The number of sexual harassment complaints filed with the Justice Ministry unit investigating police misconduct has dropped sharply, according to figures given by police Tuesday to the Knesset Committee on the Advancement of Women.
However, the committee chairwoman echoed concerns that the reason for the dramatic decline is less because of an actual decline in sexual harassment on the force, and more because the police brass has intimidated female officers out of complaining about it.
Police announced the figures proudly, but the unit that investigates police misconduct and other officials at the Knesset meeting had trouble explaining the sharp decline.
Police said that in 2015, 59 complaints of sexual harassment by male colleagues at work were filed by female police officers, and in 2016, the figure was down to 21. .
In March 2016, Police Commissioner Roni Alsheich announced that police would no longer accept anonymous complaints; according to Justice Ministry officials, Alsheich’s statement, along with the undermining by police of the woman who lodged a complaint of sexual harassment against Maj. Gen. Roni Ritman, likely deterred other women from complaining.
Alsheich went as far as to call the woman who complained against Ritman a “criminal offender.” Following the attorney general’s decision not to indict Ritman, Alsheich informed him he could continue at his post as commander of the anti-corruption unit Lahav 433.
After Alsheich’s announcement in March 2016 regarding anonymous complaints, the Justice Ministry unit quickly called on officers who had experienced harassment to complain, even anonymously.
The chairwoman of the Knesset Committee for the Advancement of Women, MK Aida Touma-Suliman (Joint List), said regarding the statistics: “I’m very worried about the small number of complaints. I don’t think it’s logical that a body as large as this would have such a small number. It’s impossible not to criticize various statements by the commissioner about the complainant,” she said.
Sources in the Justice Ministry unit said the dismissal of a number of top police officers for sexual harassment did create deterrence, but that was not enough to explain the dramatic decline in the number of complaints in 2016.

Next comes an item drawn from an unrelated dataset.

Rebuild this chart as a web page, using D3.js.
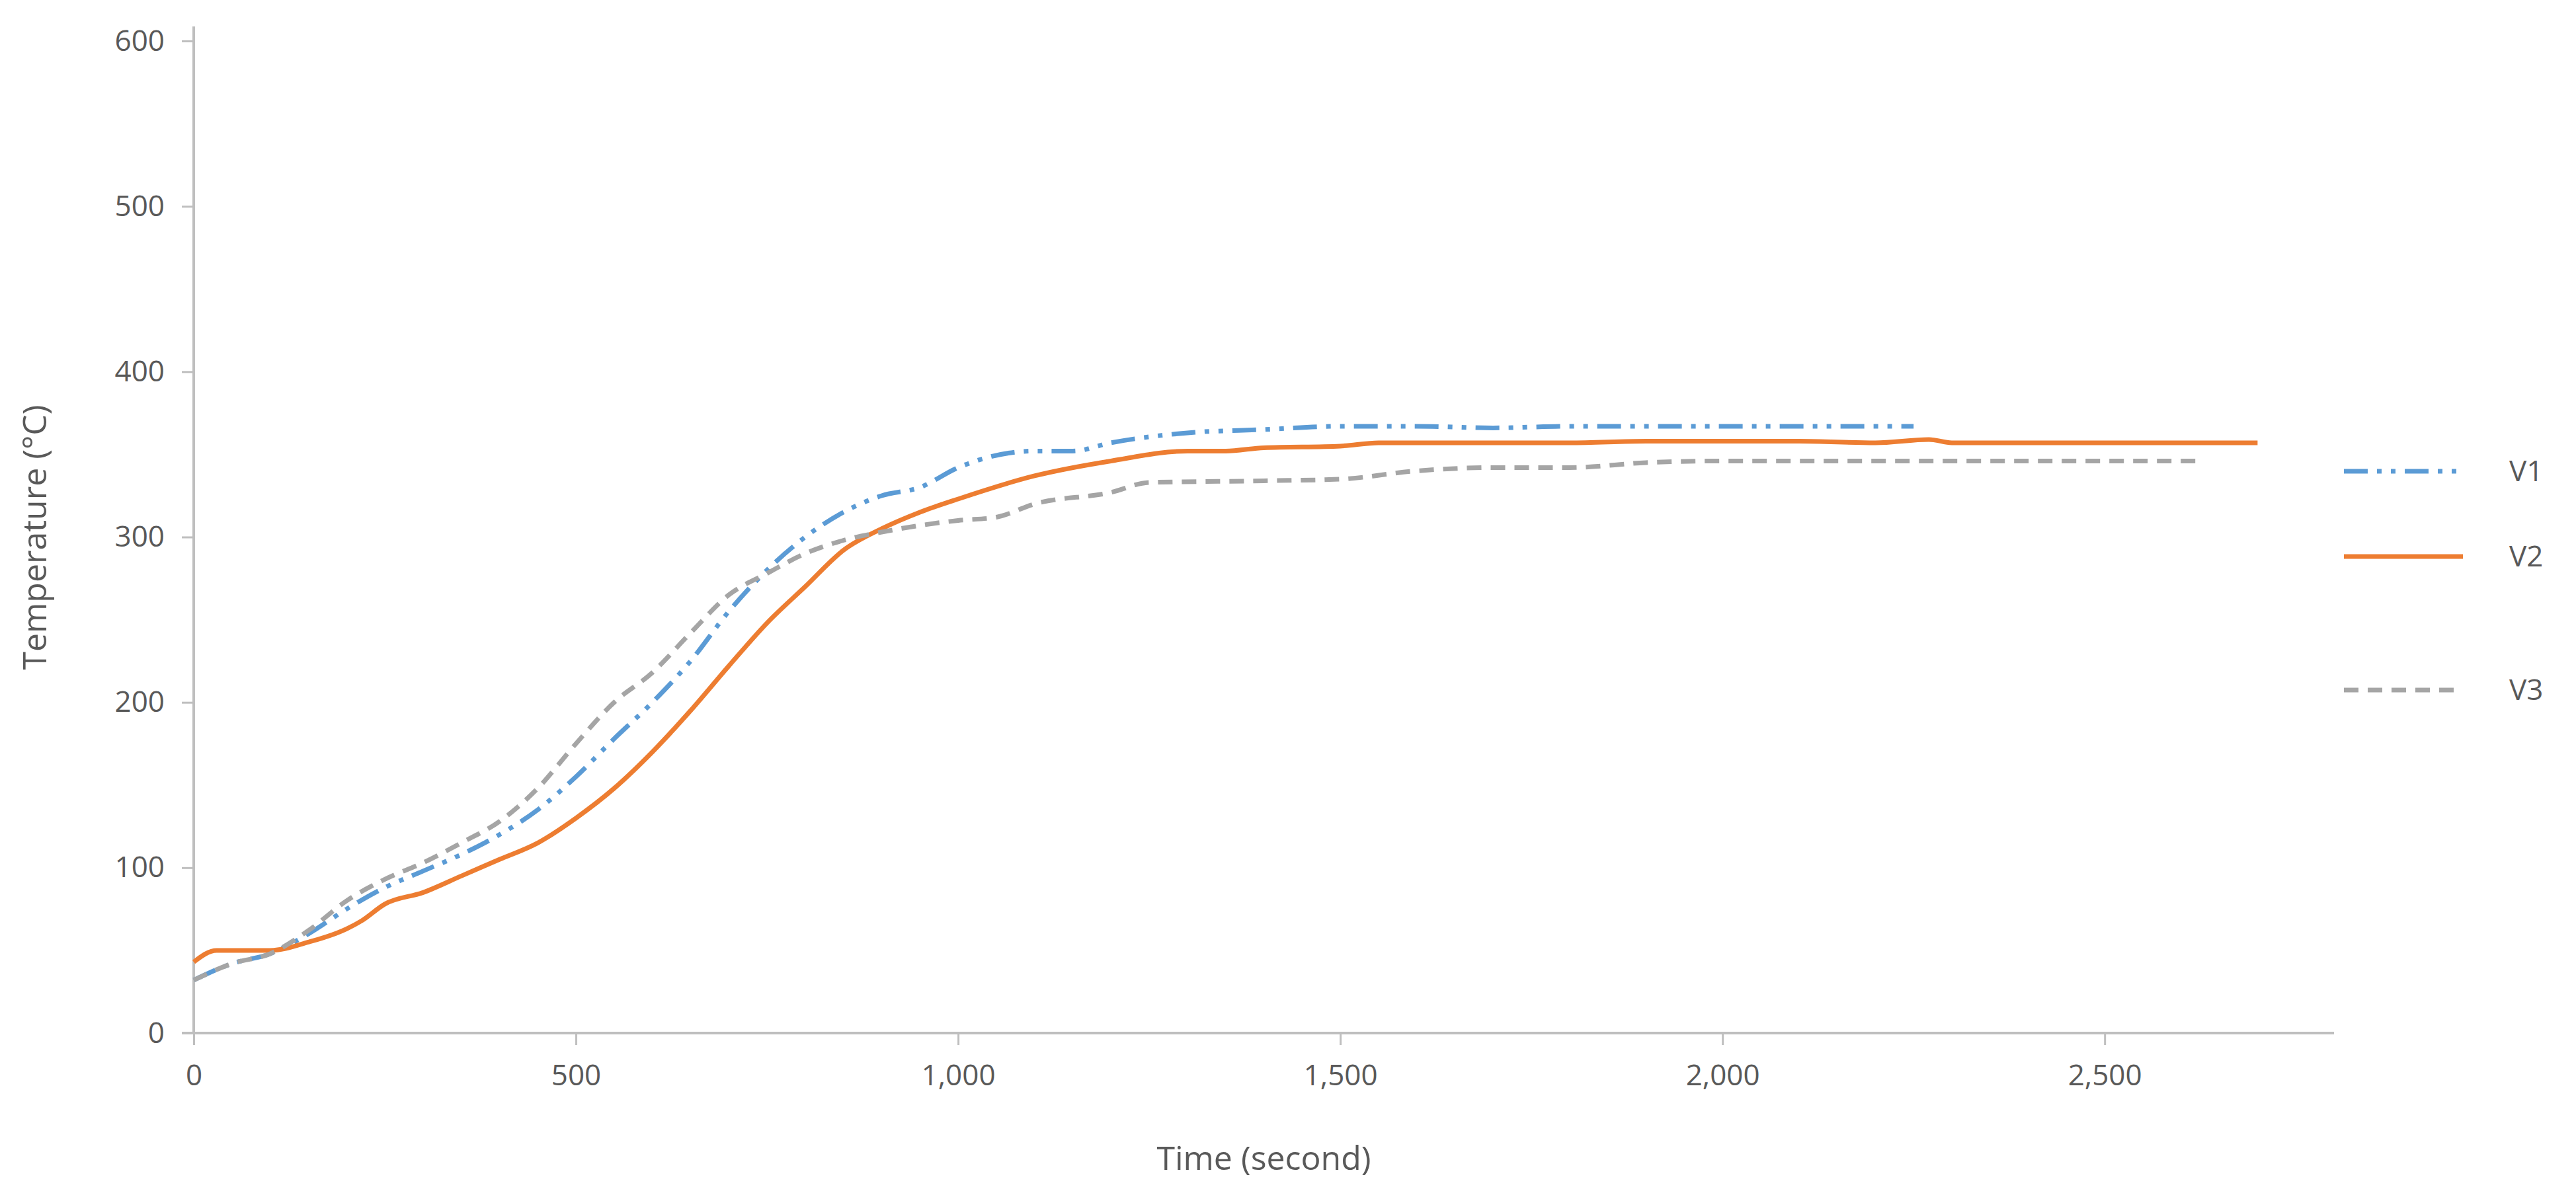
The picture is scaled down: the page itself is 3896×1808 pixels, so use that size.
<!DOCTYPE html><html><head><meta charset="utf-8"><script src="https://cdn.jsdelivr.net/npm/d3@7"></script>
<style>body{margin:0;background:#fff}svg{display:block}</style></head><body><svg id="c" width="3896" height="1808"></svg>
<script>
const seriesNames=["V1","V2","V3"];
const colors=["#5B9BD5","#ED7D31","#A5A5A5"];
const v1t=[0,50,100,150,200,250,300,350,400,450,500,550,600,650,700,750,800,850,900,950,1000,1100,1150,1200,1300,1400,1500,1600,1700,1800,2000,2250];
const v1y=[32,42,48,60,75,88,98,108,120,135,155,178,200,225,255,280,300,315,325,330,342,352,352,357,363,365,367,367,366,367,367,367];
const v2t=[0,30,50,100,150,200,220,250,300,350,400,450,500,550,600,650,700,750,800,850,900,950,1000,1100,1200,1300,1350,1400,1500,1550,1800,1900,2100,2200,2270,2300,2700];
const v2y=[43,50,50,50,55,63,68,78,85,95,105,115,130,148,170,195,222,248,270,292,305,315,323,337,346,352,352,354,355,357,357,358,358,357,359,357,357];
const v3t=[0,50,100,150,200,250,300,350,400,450,500,550,600,650,700,750,800,850,900,1000,1050,1100,1200,1250,1400,1500,1600,1700,1800,1900,2000,2620];
const v3y=[32,42,48,62,80,93,103,115,128,148,175,200,218,242,265,278,290,298,303,310,312,320,327,333,334,335,340,342,342,345,346,346];
const xTicks=[0,500,1000,1500,2000,2500];
const yTicks=[0,100,200,300,400,500,600];
const series=[[v1t,v1y],[v2t,v2y],[v3t,v3y]];
const dashes=["36,14,7,14,7,14","",  "22,14"];

const svg=d3.select("#c");
const x=d3.scaleLinear().domain([0,2800]).range([293,3530]);
const y=d3.scaleLinear().domain([0,600]).range([1563,62]);
const txt="#595959",font="'Open Sans',sans-serif";

const ya=svg.append("g").attr("transform","translate(293,0)").call(d3.axisLeft(y).tickValues(yTicks).tickSize(18).tickPadding(26));
ya.select(".domain").attr("d","M0,1563V40").attr("stroke","#BFBFBF").attr("stroke-width",4);
const xa=svg.append("g").attr("transform","translate(0,1563)").call(d3.axisBottom(x).tickValues(xTicks).tickSize(18).tickPadding(30));
xa.select(".domain").attr("d","M275,0H3530").attr("stroke","#BFBFBF").attr("stroke-width",4);
svg.selectAll(".tick line").attr("stroke","#BFBFBF").attr("stroke-width",3);
svg.selectAll(".tick text").attr("fill",txt).attr("font-family",font).attr("font-size",44);

const line=d3.line().x(d=>x(d[0])).y(d=>y(d[1])).curve(d3.curveMonotoneX);
series.forEach((s,i)=>{
  const pts=s[0].map((t,j)=>[t,s[1][j]]);
  svg.append("path").datum(pts).attr("d",line).attr("fill","none").attr("stroke",colors[i])
   .attr("stroke-width",7).attr("stroke-dasharray",dashes[i]||null);
});

svg.append("text").attr("x",x(1400)).attr("y",1770).attr("text-anchor","middle").attr("fill",txt)
  .attr("font-family",font).attr("font-size",50).text("Time (second)");
svg.append("text").attr("transform","translate(70,813) rotate(-90)").attr("text-anchor","middle").attr("fill",txt)
  .attr("font-family",font).attr("font-size",50).text("Temperature (°C)");

const ly=[713,842,1044];
seriesNames.forEach((n,i)=>{
  svg.append("line").attr("x1",3545).attr("x2",3725).attr("y1",ly[i]).attr("y2",ly[i]).attr("stroke",colors[i])
    .attr("stroke-width",7).attr("stroke-dasharray",dashes[i]||null);
  svg.append("text").attr("x",3795).attr("y",ly[i]).attr("dy","0.35em").attr("fill",txt)
    .attr("font-family",font).attr("font-size",44).text(n);
});
</script></body></html>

However, Brig. Gen. Yael Edelman, the police commissioner’s adviser on women’s affairs, said police were conveying a clear, strong message of zero tolerance for sexual harassment.
The police said in a statement: “The unit investigating police misconduct initiated a meeting to analyze the data and at no point did the claim arise that they were the result of fear to file complaints. There is no change in the police policy on the subject of devoted and professional treatment of sexual harassment complaints.”